I won't lie: I, like many Americans who claim affinity with Ireland, had often seen the story of the Troubles presented through a green-tinted lens, with the IRA presented as heroic, romantic freedom fighters. Between America's large Irish population and our nation having been founded in a war of independence from the English, it's hardly surprising that Hollywood has often played a huge part in advancing that myth. I'd long known it was bullshit -- the IRA were not above indiscriminate bombings as much as any Iraqi insurgents -- but watching this film was still a huge splash of cold water. The truth was, both sides in the Troubles were guilty of disgusting crimes, and both sides also had their fair share of people who genuinely believed they were doing the right thing, be it protecting their homes in the face of a hostile community or fighting for their right to live free from institutionalized repression. A moment that displays this perfectly comes when an inept Protestant militia accidentally blows themselves up along with the pub they were assembling their bomb in, and Doyle and Quinn, the two rival IRA leaders, immediately suspect each other's involvement and accuse each other of escalating the conflict. Everybody in that scene is shown to be guilty in some way, from the Protestants building the bomb, to the British who were supplying them with the tools to do so, to the rival IRA factions whose complicity in similar terrorist acts is strongly implied. And as Hook watches all this play out, he grows to question whether his own cause is worth fighting for, building up to a gut punch of an ending that I won't dare spoil.
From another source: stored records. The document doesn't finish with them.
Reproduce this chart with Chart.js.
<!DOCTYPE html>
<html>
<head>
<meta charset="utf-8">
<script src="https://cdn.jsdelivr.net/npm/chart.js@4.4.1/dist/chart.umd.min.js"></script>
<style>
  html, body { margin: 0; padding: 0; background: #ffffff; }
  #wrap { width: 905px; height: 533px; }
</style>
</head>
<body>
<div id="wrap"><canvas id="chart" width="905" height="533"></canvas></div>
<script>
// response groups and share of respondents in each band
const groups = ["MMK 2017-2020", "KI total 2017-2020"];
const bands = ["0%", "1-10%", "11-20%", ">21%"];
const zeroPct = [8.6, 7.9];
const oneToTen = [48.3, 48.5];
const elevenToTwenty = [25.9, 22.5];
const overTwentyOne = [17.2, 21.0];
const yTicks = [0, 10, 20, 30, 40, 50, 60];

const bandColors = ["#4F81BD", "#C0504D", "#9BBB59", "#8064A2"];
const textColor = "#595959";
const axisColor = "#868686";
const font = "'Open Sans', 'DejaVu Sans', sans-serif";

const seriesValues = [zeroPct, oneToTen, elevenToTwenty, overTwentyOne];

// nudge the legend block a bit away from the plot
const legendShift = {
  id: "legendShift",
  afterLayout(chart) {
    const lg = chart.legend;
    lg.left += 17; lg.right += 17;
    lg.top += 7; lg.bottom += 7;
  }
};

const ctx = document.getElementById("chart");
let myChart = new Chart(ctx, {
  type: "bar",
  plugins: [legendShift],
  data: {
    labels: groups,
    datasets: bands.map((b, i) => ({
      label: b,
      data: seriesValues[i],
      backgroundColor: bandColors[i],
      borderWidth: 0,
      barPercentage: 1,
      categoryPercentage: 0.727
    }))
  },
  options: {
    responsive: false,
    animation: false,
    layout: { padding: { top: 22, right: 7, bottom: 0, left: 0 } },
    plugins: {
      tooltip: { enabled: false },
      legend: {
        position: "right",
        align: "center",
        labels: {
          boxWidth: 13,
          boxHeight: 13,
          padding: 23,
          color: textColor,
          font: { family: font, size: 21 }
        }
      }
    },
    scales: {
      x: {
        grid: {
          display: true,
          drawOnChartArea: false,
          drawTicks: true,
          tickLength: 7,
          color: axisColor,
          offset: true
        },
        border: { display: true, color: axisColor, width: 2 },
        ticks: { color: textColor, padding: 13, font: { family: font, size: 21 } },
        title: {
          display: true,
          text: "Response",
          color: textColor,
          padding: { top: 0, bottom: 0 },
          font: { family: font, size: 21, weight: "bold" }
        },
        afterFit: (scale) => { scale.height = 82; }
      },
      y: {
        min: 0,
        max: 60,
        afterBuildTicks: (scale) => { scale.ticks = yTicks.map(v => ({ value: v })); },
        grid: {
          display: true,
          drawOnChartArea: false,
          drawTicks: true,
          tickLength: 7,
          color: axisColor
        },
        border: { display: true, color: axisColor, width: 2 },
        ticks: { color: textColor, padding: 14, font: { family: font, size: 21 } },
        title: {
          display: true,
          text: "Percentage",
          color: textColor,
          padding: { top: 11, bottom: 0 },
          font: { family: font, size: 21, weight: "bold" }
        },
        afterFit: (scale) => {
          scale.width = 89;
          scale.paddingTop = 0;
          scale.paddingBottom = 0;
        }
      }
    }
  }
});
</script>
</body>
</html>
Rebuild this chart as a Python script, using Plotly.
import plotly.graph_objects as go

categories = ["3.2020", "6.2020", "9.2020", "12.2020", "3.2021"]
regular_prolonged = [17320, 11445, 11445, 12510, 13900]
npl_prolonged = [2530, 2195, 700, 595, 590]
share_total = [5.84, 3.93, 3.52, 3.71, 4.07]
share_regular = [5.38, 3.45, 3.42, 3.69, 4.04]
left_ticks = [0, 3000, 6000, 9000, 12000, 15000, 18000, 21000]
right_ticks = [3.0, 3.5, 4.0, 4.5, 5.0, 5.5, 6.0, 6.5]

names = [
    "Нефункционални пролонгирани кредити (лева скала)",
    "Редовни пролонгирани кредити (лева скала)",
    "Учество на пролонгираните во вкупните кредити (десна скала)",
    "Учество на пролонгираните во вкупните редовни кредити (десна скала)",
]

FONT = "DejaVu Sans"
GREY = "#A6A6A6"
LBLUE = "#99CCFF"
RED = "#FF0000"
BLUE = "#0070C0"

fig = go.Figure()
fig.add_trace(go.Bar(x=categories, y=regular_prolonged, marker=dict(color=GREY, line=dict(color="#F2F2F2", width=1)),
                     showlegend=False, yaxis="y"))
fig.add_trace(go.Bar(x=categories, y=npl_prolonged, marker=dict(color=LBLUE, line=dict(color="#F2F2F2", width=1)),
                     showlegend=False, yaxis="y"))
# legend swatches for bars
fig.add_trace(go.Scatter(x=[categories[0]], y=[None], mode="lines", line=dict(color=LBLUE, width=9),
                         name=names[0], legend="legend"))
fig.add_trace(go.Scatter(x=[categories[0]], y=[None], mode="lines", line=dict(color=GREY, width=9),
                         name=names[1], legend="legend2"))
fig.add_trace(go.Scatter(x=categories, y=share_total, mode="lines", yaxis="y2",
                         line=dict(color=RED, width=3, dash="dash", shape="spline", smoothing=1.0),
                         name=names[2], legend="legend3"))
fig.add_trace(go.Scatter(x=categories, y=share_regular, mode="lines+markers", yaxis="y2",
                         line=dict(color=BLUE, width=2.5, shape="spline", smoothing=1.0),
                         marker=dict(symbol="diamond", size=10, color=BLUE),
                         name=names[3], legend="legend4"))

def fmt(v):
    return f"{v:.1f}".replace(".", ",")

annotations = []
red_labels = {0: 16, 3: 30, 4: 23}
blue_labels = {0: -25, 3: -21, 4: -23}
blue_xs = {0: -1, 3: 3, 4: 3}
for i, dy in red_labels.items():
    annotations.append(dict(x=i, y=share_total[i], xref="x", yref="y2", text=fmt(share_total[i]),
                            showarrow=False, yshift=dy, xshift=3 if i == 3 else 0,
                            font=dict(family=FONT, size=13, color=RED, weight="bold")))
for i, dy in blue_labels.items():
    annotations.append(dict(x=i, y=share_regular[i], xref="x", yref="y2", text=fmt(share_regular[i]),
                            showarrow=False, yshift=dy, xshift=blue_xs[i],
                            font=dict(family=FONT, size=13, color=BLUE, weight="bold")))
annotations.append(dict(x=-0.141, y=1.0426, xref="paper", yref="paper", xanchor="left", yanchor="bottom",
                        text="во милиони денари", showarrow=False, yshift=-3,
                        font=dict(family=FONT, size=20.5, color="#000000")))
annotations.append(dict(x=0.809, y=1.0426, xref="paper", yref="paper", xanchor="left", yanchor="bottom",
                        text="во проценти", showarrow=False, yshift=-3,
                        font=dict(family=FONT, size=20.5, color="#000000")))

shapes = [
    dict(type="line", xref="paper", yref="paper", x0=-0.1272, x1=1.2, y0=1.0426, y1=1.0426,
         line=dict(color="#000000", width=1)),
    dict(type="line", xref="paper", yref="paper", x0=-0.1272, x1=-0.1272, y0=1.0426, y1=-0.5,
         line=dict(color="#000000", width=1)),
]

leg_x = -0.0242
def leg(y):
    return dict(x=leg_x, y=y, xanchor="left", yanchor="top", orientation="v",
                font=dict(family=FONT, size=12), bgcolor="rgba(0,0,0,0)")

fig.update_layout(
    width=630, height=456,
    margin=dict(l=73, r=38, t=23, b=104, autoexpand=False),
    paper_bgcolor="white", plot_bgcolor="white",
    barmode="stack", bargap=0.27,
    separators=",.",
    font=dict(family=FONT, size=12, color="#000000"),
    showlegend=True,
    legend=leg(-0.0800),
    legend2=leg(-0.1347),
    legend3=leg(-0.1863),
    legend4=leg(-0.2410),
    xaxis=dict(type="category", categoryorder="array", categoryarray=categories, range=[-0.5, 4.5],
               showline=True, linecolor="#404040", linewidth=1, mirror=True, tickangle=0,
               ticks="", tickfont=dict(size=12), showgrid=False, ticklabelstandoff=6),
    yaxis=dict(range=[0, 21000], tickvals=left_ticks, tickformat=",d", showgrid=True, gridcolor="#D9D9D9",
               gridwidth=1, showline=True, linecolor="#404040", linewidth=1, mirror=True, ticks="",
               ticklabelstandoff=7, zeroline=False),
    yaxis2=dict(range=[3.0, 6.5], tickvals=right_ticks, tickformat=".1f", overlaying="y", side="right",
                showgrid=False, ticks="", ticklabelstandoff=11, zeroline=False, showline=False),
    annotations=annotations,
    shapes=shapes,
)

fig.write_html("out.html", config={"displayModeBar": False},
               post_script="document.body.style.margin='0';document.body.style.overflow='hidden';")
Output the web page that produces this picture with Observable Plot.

All of this plays out in the manner of an action-packed war movie. It's a bit slower-paced and smaller in scope than most war movies, feeling less like Black Hawk Down and almost like a crime or spy thriller, but no less intense. While at first glance it may look like a movie where hordes of raging IRA members and sympathizers are hunting down this one soldier, in reality the villains are basically a small gang of only about four or five guys, many of whom are just as developed as characters as the protagonist is. Close-quarters shootouts are fought in alleyways and pubs, while a good chunk of the climax revolves around Hook sneaking his way out of the projects as Quinn's gang hunts for him, and every step was an exercise in tension. It's shot in a manner reminiscent of Paul Greengrass' films, but unlike many such imitators of his handheld cinematic style, it doesn't merely exploit it for the sake of looking cool or covering up inadequate staging. Director Yann Demange may well be the first filmmaker I've seen who's successfully managed to use that style as well as Greengrass did, remembering to make every scene feel coherent rather than jerky and using handheld cameras to put the viewer on the ground with Hook, Quinn, Doyle, and the rest of this film's characters. I hope this marks the beginning of a long and fruitful career for Demange (who also made the excellent miniseries Dead Set) as an action filmmaker, because he did amazing work here.

Score: 5 out of 5

Don't let this film slip past you. It may only be playing in a few American theaters right now, but when it hits video, seek it out. It's one of the best war movies I've seen in a very long time, and is a must-watch for any fan of tight, intense action thrillers, as well as anybody interested in the Troubles.